In the Ireland of our times, our faith has had to depend more and more on inner strengths. We have seen religious values slowly eliminated from our laws. Society has become increasingly secular and multicultural. Good Christians maintain their faith without the props of an externally Christian society. We are pushed back to the smaller community of our parish or faith group; and also to our interior life, to the movements of our hearts. The same is true of our children.

How do you pray?
When teenagers are asked when they pray (clearly different from the question about attending church), it emerges that few of them – or of adults – have given up praying. I had a dear friend, a clever and deeply spiritual Donegal woman, whose fate it was to attend a lot of formal dinners – her husband was an ambassador.
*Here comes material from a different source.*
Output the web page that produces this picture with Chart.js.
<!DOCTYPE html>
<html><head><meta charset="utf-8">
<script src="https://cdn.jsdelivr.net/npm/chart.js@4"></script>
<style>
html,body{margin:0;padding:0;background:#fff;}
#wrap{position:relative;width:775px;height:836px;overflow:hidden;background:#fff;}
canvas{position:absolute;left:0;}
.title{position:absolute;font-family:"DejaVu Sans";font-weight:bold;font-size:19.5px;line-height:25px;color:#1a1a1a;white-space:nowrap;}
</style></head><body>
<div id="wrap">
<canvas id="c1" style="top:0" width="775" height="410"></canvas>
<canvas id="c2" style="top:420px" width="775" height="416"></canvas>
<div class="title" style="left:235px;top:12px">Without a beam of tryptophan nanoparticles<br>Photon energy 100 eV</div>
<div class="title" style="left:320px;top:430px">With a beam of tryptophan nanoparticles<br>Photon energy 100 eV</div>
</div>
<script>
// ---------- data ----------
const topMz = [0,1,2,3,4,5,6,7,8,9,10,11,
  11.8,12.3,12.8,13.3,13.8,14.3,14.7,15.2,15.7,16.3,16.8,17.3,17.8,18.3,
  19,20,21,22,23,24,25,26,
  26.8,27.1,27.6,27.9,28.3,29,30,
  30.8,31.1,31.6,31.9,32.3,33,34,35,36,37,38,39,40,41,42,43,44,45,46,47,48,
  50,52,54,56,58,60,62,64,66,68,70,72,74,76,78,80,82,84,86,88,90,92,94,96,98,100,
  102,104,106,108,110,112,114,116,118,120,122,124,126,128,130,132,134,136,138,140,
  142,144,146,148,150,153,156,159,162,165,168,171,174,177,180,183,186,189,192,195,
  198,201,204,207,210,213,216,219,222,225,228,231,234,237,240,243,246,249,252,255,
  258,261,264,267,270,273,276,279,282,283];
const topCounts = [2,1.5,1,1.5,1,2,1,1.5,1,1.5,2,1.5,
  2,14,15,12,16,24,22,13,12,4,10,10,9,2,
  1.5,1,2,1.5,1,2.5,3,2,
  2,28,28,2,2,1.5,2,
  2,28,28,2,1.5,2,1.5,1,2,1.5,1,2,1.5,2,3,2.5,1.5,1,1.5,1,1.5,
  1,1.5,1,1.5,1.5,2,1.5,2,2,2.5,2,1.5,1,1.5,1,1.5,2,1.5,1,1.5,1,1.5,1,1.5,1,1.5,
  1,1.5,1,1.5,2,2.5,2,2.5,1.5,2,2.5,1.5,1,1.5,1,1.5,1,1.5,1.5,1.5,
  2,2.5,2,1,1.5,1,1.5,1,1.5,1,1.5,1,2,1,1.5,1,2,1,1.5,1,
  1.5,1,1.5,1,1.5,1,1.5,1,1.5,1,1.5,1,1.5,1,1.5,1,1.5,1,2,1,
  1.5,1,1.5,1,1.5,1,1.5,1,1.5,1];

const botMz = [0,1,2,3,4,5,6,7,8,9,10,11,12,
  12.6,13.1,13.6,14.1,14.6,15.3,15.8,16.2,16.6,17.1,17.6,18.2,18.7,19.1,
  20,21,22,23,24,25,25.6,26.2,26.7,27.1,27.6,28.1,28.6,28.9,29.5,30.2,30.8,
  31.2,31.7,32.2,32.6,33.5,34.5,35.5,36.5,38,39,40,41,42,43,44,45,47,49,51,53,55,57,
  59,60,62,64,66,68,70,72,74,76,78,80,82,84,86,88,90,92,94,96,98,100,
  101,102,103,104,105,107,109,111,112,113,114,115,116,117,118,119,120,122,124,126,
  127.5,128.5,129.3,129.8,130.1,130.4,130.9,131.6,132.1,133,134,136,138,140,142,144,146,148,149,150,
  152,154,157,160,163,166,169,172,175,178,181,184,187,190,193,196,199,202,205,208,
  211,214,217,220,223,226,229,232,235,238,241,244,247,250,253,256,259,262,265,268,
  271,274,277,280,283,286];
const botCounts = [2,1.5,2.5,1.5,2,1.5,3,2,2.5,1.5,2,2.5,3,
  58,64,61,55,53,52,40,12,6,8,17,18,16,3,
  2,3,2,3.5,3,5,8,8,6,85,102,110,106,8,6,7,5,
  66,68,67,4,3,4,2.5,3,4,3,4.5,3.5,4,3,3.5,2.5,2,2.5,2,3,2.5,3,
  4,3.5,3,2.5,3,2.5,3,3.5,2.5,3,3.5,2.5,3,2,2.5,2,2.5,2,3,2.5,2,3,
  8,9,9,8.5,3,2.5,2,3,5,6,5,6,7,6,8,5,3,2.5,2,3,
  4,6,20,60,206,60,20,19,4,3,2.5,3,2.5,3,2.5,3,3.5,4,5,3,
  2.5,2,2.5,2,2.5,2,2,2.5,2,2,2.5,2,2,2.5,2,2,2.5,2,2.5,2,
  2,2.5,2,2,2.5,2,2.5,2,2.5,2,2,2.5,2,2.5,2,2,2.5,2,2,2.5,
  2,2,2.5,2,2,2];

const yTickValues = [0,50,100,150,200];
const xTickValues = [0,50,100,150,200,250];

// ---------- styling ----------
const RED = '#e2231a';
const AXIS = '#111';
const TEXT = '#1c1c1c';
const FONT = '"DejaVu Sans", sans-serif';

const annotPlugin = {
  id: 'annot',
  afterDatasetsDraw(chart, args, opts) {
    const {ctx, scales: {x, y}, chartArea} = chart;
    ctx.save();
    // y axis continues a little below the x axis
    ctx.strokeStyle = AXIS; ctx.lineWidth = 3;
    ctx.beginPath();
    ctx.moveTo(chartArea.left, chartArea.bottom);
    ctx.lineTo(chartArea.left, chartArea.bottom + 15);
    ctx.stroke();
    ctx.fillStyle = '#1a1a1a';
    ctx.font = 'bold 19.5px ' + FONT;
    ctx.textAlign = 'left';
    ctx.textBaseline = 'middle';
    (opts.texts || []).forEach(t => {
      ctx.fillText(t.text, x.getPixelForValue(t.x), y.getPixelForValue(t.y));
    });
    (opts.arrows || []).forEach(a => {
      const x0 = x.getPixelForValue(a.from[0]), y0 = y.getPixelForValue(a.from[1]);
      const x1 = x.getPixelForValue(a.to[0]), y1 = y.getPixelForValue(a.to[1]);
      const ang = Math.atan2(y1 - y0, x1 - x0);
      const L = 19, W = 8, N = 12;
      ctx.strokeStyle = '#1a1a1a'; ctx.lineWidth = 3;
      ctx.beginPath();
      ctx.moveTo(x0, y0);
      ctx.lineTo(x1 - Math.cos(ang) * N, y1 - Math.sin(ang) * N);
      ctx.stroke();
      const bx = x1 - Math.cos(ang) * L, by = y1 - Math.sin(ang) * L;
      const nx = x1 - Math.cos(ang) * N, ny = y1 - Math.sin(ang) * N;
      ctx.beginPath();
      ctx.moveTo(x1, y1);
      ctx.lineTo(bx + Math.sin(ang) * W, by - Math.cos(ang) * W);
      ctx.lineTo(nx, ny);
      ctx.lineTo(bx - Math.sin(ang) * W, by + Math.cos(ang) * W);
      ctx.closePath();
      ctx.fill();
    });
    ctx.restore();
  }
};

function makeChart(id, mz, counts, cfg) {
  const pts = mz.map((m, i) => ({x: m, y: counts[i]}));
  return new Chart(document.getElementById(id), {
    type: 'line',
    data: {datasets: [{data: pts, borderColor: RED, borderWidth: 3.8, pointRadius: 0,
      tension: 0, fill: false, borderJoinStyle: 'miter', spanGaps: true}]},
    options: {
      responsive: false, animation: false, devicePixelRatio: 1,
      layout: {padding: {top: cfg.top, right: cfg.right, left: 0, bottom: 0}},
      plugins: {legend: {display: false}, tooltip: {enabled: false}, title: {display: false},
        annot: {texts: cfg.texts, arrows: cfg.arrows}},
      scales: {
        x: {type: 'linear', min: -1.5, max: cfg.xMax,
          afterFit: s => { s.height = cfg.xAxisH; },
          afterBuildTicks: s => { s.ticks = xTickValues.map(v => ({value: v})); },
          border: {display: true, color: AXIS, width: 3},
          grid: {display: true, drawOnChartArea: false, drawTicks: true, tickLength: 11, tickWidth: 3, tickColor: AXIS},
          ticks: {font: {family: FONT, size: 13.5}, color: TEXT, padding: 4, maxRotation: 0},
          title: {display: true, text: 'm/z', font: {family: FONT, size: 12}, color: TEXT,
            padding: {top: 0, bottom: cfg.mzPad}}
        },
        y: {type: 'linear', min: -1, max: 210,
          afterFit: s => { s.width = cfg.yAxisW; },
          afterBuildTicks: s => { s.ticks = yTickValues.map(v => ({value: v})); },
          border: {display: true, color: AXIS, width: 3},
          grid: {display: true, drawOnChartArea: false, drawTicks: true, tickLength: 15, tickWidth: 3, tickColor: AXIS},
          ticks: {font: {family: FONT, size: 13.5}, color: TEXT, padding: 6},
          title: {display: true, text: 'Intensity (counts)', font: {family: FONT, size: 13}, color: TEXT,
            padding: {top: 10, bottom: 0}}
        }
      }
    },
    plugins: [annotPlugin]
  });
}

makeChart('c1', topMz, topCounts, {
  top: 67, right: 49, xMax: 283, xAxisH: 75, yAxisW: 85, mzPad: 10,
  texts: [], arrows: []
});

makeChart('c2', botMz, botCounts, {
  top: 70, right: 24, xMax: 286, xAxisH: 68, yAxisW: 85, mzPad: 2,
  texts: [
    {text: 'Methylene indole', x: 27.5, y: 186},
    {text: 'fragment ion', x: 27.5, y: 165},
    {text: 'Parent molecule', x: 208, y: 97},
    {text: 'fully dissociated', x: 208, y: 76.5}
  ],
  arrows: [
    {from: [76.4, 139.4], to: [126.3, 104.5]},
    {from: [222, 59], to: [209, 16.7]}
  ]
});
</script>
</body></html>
Róisín would find herself sitting beside people of every religion and none. In such mixed and international company, the conversation tended to be about politics or the boring trivia of shopping and travel.
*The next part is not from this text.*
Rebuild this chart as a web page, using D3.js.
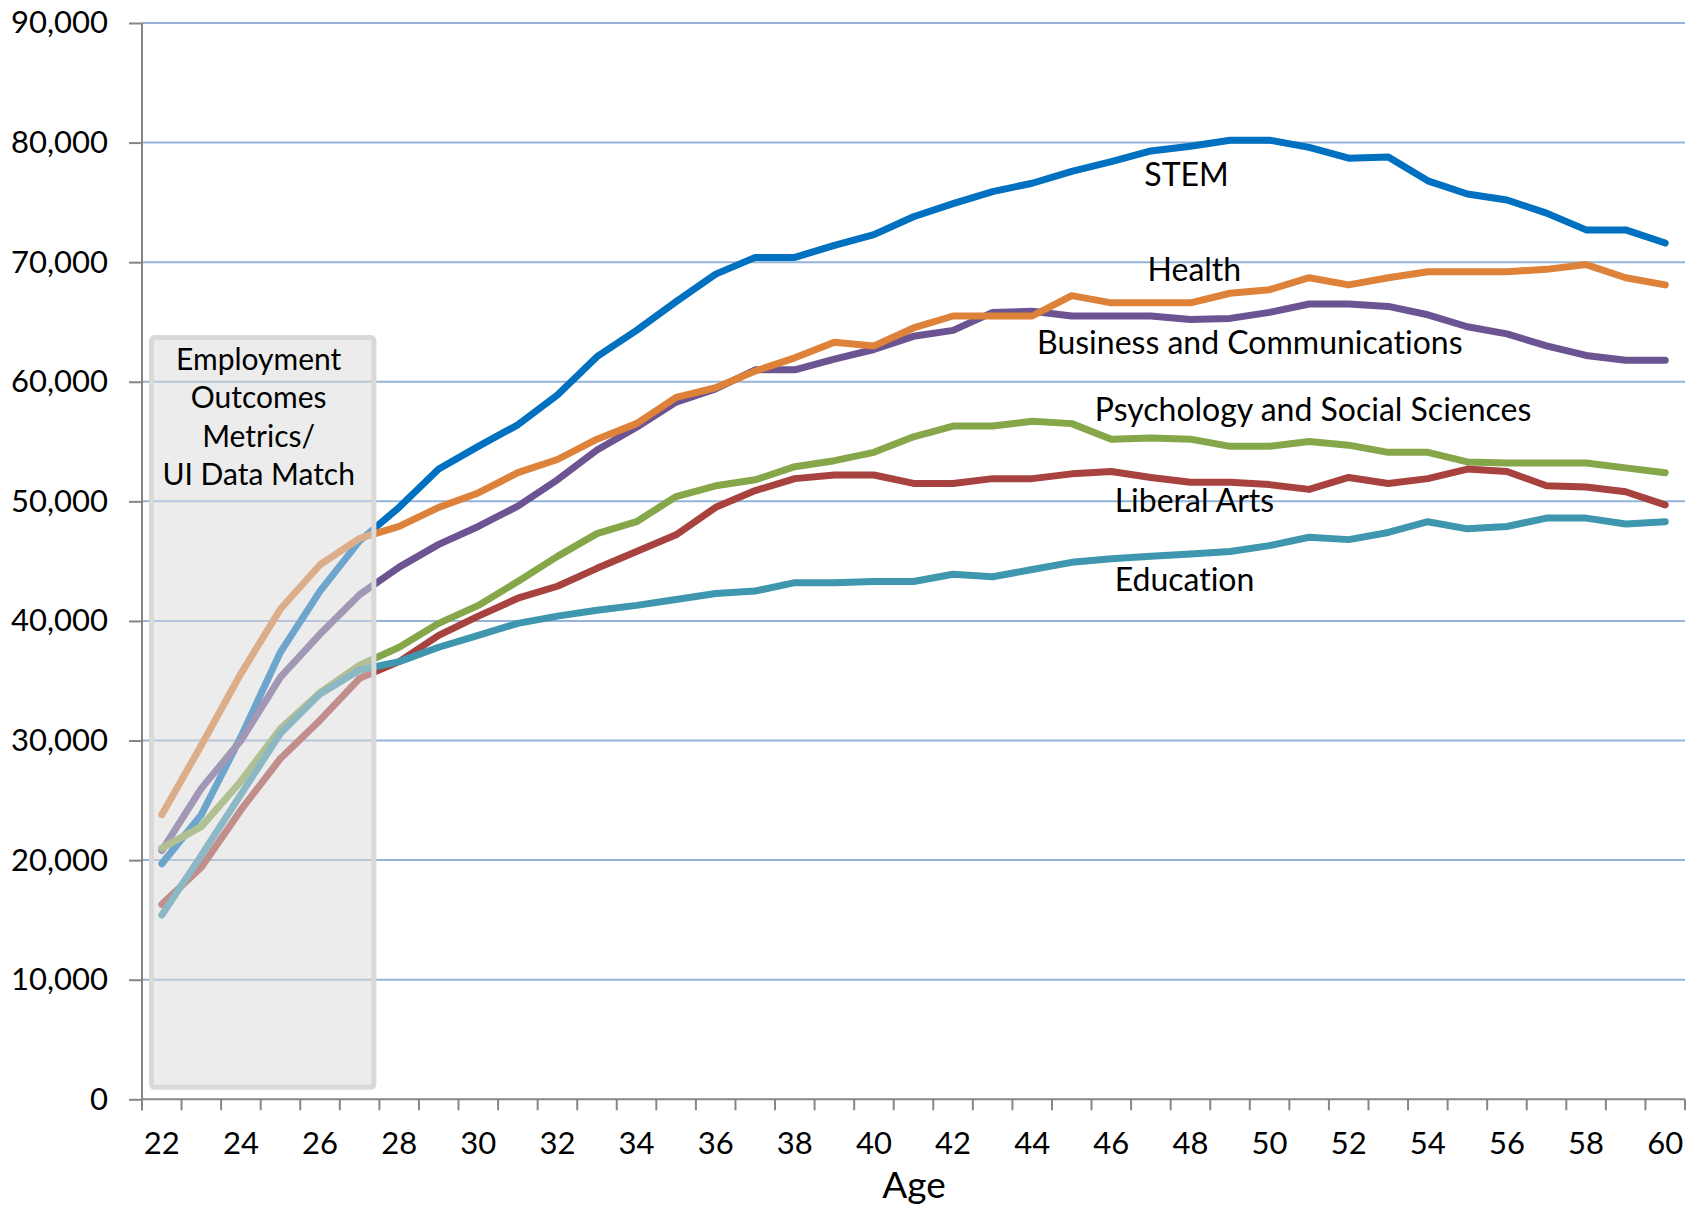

In such a conversation Róisín would sometimes break a pause by turning to her neighbour and asking: Tell me, how do you pray? There would be a shocked silence. It was not considered a proper question for a diplomatic dinner table. But Róisín’s interest was so real and lively that her question would generally lead to a real answer.

Praying was so important to Róisín, she assumed it was important to most human beings and she found that was the case. Whether her partner was agnostic, Buddhist, Muslim, post-Christian or whatever, she found that nearly all of them turned to God at times. Róisín told me that the question led to some of the best and most personal exchanges.

Age and experience
It is a question we have to be ready to hear from our children. What is our honest answer? There is no right answer except the truth of our experience, and that will change as we grow older and our prayer ‘reaches new depths, especially in times of crisis and distress.
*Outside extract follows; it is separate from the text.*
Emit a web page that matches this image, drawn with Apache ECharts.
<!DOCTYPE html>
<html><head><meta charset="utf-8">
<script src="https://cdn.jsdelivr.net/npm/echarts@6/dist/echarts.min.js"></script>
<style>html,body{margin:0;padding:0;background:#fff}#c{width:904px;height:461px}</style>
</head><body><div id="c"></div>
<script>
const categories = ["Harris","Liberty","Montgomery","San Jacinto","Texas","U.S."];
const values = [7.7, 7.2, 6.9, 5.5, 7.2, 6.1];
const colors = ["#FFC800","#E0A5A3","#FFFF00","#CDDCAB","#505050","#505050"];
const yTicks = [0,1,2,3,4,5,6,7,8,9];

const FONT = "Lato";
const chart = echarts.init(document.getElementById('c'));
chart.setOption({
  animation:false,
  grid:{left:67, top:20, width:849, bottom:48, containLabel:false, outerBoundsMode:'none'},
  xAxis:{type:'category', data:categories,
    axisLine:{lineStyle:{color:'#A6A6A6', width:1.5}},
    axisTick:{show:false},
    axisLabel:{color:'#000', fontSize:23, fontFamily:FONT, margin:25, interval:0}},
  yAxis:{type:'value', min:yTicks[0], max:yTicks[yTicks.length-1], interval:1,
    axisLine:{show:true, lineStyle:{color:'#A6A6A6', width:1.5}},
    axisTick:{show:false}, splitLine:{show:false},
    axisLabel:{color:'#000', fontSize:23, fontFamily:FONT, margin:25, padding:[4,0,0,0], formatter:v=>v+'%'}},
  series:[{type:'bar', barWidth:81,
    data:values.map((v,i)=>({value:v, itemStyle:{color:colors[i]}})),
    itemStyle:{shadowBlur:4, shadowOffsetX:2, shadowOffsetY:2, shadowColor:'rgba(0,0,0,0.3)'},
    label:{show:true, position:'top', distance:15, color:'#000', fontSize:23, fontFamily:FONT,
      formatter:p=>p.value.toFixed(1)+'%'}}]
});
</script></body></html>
It is then that the compassionate heart of Christ, and the meaning that he gives to redemptive suffering, can strengthen us. It was from moments like these that the prayer became popular: O Sacred Heart of Jesus, I place my trust in thee.

What we hand on to our children is not so much doctrine or practices, as the capacity to love. In a culture dominated by the philosophy of unrestricted choice – go for anything you want, as long as you have the money for it – the family is a stark exception. It exists because father, mother and children have restricted their choice, and commit themselves to one another for life. Without that model of unearned and faithful love, it makes little sense to talk of the love of God. We have no experience to give content to the words.

Look into your hearts
We have probably overdone the stress on practice in our religion. You cannot read far into the Gospels without seeing the different emphasis of Jesus. He was constantly telling the Pharisees and scribes that they worried too much about regulations and practices, such as the washing of dishes and the detailed observance of the Sabbath. Instead he stressed: Look into your hearts; it is there that goodness or evil come into the world.

We do not want to sit in judgment on our children or grandchildren. But if we even start to worry about them, let us use the criteria that Jesus gives us: the love of God (shown in prayer), and the love of others. Let us look to their hearts. 


This article first appeared in The Messenger (March 2007), a publication of the Irish Jesuits.